**WHAT IS EXPECTED:**
Copy out each line of the material below that holds the string "matplotlib".

**RECORDS FOR PROCESSING:**
..............................

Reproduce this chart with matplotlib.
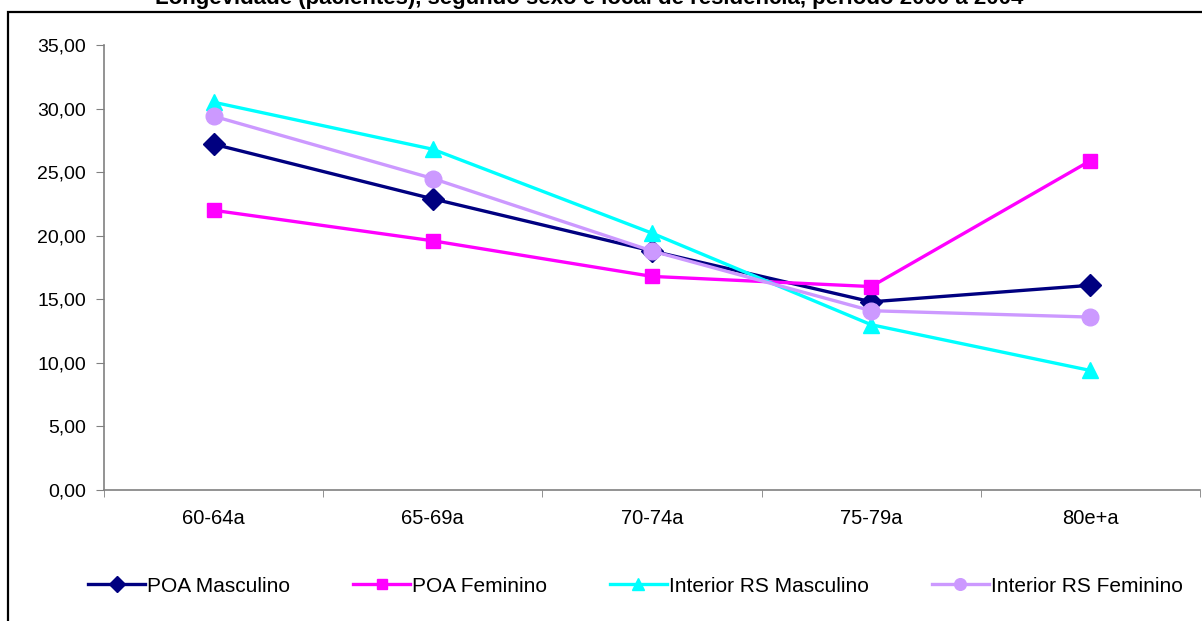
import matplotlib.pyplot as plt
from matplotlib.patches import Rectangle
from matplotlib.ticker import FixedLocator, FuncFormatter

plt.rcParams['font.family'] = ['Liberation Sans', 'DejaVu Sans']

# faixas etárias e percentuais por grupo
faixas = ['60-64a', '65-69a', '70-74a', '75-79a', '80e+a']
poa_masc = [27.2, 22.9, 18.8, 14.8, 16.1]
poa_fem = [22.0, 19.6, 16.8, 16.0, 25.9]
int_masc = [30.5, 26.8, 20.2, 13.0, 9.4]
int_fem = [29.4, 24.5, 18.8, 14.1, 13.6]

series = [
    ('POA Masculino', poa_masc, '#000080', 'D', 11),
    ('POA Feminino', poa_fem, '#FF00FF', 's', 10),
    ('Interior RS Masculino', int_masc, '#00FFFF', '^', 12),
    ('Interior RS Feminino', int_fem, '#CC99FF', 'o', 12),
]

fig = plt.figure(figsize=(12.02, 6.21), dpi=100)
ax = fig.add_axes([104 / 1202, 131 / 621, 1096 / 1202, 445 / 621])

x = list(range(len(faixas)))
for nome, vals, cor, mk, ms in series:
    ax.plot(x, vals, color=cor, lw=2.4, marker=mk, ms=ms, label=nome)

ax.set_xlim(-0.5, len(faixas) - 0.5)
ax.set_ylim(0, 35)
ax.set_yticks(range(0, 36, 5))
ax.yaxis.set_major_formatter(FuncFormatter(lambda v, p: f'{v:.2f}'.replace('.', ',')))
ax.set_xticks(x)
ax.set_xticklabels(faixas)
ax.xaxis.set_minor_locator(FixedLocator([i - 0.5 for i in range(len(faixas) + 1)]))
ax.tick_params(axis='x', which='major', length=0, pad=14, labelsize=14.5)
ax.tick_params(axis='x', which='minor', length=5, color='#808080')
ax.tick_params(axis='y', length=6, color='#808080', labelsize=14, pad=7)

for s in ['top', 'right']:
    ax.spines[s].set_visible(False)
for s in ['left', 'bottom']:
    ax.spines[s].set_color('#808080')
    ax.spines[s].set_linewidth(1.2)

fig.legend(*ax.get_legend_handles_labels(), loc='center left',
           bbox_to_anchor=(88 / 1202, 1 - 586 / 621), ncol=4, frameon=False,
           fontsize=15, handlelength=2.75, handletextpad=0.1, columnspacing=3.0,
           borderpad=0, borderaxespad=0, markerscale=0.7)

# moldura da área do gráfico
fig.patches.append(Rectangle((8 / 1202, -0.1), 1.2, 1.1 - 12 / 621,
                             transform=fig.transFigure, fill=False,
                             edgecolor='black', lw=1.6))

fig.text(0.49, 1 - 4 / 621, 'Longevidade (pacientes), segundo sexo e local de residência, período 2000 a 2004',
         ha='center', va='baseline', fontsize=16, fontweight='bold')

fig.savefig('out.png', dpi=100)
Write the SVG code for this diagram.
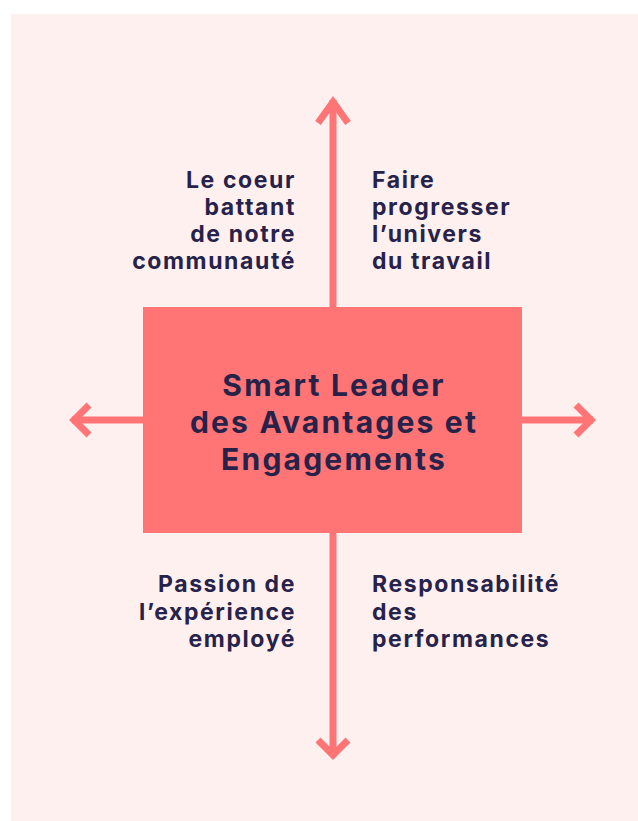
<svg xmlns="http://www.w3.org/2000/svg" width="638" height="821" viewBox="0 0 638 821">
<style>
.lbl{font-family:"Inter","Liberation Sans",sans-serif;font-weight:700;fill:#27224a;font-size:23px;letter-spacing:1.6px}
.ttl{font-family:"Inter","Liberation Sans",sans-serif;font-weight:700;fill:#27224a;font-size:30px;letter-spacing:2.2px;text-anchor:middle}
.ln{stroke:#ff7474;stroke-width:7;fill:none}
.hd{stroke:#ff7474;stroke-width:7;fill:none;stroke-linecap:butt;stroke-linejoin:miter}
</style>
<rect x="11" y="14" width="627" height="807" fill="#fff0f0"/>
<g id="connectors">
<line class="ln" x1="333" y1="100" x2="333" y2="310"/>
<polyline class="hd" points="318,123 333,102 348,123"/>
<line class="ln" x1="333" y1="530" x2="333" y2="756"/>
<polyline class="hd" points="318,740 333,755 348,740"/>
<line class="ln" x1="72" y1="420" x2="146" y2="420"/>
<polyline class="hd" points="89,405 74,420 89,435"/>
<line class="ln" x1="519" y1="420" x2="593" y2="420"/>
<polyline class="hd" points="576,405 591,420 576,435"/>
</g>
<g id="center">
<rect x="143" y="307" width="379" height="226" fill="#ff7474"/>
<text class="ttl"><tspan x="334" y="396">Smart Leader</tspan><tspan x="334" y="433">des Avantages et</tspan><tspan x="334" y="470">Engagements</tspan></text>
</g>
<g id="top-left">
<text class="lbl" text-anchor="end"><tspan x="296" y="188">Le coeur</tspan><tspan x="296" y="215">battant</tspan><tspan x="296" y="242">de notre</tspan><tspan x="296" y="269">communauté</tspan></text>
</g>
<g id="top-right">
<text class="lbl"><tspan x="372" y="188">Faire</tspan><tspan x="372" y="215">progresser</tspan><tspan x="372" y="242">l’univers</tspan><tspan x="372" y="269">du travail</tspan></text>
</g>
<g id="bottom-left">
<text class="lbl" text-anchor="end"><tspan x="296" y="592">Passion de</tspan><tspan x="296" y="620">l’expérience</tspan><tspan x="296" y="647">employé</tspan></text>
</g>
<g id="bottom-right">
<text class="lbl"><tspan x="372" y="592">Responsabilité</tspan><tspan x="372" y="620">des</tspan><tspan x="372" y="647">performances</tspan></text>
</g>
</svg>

..............................

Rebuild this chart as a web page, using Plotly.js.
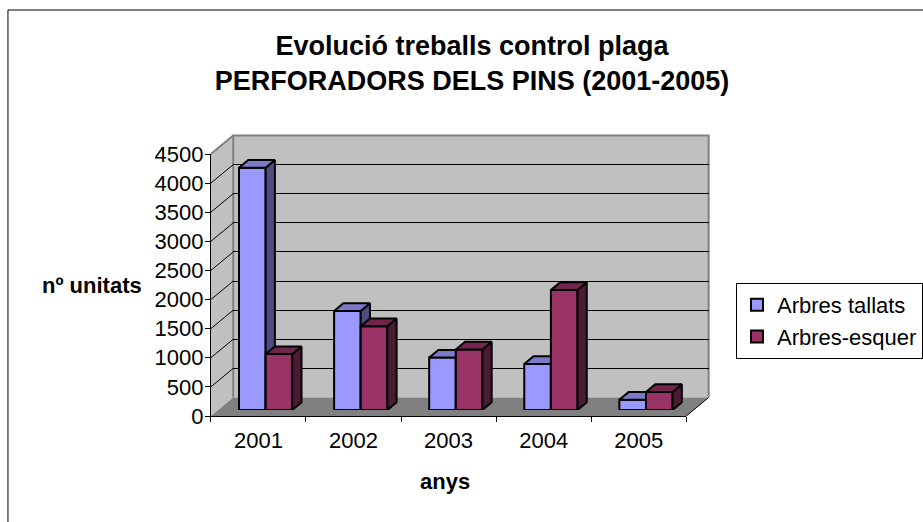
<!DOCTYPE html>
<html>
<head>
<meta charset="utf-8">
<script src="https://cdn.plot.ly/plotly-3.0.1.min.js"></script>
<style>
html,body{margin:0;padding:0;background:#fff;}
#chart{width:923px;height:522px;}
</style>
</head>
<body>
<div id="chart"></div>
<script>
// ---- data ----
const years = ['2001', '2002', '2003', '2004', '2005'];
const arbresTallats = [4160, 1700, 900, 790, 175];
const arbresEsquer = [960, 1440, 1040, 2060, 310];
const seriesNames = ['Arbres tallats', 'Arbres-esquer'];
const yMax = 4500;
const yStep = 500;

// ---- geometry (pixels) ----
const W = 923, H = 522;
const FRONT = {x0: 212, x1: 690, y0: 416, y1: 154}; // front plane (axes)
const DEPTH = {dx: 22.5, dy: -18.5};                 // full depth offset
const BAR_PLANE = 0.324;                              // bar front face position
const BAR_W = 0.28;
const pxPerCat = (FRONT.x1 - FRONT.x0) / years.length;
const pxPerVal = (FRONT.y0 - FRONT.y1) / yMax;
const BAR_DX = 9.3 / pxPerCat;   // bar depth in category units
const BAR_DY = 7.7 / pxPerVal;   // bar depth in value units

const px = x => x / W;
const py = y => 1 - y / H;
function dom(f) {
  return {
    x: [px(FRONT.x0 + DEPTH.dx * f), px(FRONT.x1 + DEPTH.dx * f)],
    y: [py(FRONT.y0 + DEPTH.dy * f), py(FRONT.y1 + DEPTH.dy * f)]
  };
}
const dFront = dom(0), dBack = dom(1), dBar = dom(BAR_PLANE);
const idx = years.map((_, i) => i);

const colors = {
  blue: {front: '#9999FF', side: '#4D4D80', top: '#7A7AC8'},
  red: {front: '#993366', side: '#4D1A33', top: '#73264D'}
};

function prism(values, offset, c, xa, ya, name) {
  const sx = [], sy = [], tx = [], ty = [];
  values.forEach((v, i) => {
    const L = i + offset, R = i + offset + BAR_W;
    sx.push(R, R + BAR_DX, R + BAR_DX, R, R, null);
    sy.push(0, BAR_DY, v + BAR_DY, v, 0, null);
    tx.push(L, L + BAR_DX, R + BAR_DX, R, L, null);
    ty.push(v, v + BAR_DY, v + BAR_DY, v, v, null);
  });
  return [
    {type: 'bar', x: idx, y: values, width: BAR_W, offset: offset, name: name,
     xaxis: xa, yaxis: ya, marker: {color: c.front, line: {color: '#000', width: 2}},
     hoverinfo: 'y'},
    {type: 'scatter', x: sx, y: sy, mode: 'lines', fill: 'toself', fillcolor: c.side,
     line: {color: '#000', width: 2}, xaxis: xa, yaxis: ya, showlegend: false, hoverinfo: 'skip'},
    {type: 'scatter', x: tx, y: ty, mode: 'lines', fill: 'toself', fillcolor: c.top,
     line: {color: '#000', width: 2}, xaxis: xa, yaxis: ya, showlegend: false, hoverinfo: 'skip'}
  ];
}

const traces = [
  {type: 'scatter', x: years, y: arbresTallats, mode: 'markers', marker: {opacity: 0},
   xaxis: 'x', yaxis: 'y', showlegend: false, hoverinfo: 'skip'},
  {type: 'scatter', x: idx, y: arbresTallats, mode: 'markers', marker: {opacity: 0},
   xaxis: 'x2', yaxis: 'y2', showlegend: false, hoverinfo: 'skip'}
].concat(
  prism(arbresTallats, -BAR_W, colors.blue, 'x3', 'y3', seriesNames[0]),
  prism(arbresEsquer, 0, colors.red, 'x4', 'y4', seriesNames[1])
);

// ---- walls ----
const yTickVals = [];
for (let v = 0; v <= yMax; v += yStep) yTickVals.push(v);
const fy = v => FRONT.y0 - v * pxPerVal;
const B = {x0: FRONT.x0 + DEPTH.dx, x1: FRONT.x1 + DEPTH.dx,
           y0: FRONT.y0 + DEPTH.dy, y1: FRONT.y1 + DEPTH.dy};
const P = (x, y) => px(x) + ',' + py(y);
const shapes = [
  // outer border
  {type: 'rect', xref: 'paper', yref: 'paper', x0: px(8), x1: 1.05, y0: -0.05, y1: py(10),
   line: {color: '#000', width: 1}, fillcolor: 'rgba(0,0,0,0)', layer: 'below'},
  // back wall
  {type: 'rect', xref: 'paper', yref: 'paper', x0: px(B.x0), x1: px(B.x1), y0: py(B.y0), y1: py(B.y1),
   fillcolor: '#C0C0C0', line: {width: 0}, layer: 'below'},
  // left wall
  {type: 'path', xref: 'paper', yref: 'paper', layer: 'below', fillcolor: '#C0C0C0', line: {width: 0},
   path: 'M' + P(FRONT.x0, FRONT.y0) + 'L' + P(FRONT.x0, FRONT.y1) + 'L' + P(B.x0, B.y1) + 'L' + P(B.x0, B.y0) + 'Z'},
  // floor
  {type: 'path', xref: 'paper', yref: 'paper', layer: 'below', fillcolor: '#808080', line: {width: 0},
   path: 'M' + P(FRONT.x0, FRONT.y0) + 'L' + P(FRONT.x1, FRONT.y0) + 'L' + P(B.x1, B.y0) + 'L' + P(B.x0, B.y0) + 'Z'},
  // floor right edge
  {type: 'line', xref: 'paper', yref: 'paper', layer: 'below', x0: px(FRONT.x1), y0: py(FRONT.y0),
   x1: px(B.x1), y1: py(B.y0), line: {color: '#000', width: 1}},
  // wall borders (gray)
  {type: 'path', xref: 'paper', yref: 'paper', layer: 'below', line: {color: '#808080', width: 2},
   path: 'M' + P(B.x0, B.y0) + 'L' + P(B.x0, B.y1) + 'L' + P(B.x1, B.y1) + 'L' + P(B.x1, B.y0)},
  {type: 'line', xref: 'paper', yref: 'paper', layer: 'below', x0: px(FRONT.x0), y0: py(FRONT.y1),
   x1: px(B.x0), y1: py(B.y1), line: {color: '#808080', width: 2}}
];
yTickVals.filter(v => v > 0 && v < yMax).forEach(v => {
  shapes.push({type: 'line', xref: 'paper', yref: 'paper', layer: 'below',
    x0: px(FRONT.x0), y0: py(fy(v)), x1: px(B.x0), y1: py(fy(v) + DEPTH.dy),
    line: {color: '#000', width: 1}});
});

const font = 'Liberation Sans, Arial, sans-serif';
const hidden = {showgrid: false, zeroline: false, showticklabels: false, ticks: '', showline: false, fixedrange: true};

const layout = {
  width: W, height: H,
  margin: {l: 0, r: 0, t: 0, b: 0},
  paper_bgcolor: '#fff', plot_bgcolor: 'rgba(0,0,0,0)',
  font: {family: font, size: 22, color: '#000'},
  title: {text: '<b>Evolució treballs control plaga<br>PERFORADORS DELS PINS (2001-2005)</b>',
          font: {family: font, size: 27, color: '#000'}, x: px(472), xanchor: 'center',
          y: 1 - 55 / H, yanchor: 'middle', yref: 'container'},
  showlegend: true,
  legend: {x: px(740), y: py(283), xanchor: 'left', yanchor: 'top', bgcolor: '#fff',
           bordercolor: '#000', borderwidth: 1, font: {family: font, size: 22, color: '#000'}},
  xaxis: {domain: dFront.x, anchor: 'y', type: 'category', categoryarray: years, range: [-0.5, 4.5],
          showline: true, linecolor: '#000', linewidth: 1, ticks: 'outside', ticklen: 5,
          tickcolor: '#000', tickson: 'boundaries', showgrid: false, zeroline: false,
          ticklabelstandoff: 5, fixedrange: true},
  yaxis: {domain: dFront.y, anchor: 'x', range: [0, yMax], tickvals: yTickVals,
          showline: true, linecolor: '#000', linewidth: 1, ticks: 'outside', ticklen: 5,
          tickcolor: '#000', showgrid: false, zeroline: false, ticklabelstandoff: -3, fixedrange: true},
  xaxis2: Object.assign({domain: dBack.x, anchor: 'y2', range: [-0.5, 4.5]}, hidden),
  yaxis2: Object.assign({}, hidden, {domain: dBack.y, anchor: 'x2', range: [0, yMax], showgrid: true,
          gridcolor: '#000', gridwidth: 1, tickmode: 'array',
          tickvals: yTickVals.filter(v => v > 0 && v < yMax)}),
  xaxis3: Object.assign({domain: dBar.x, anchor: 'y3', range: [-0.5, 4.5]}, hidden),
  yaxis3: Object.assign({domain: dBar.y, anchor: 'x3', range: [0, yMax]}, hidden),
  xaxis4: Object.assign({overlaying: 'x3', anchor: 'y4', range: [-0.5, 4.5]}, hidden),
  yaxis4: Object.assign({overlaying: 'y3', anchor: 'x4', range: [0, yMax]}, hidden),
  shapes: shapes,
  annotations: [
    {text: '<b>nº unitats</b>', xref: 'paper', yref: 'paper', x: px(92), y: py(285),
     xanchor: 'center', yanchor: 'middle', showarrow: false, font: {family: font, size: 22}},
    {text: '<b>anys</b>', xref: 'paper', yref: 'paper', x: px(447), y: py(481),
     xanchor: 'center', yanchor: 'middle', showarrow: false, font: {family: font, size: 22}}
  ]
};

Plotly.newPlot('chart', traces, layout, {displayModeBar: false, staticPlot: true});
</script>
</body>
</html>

..............................

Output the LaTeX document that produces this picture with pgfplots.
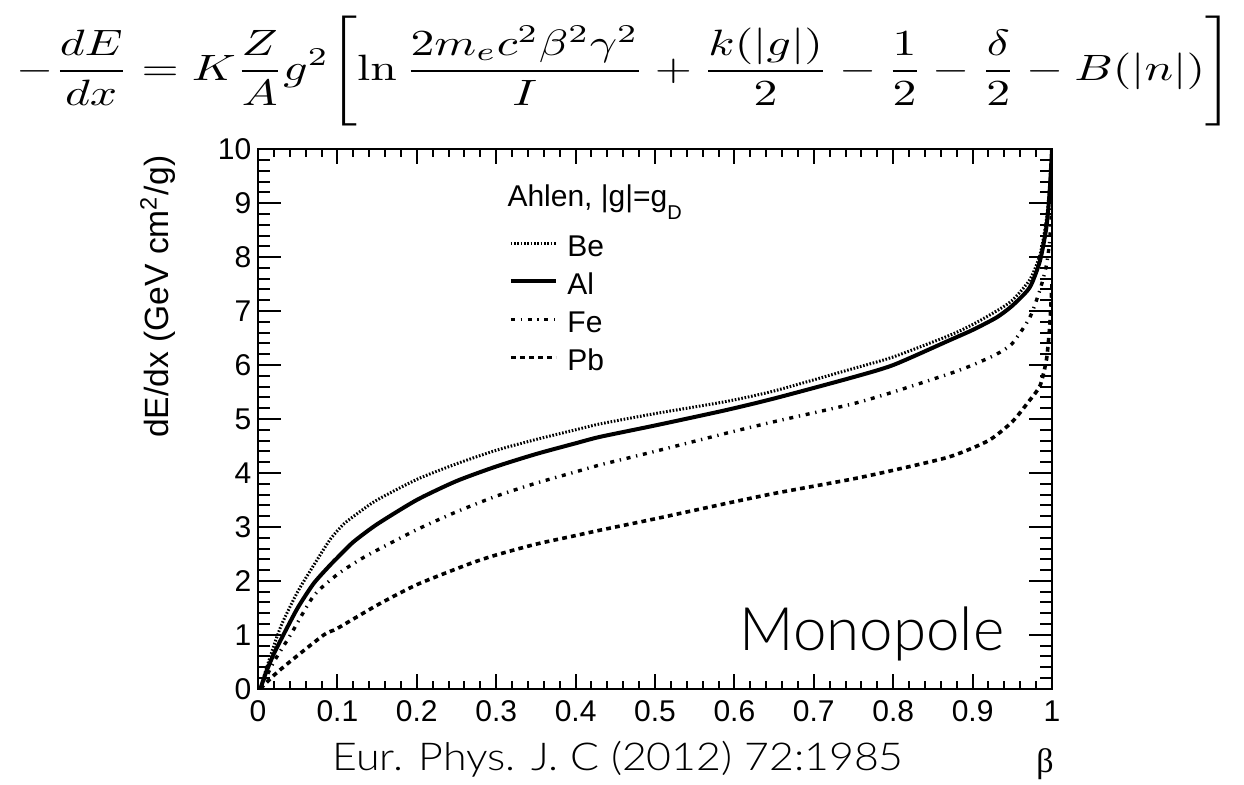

..............................

**TASK OUTPUT:**
Reproduce this chart with matplotlib.
import matplotlib.pyplot as plt
from matplotlib.patches import Rectangle
from matplotlib.ticker import FixedLocator, FuncFormatter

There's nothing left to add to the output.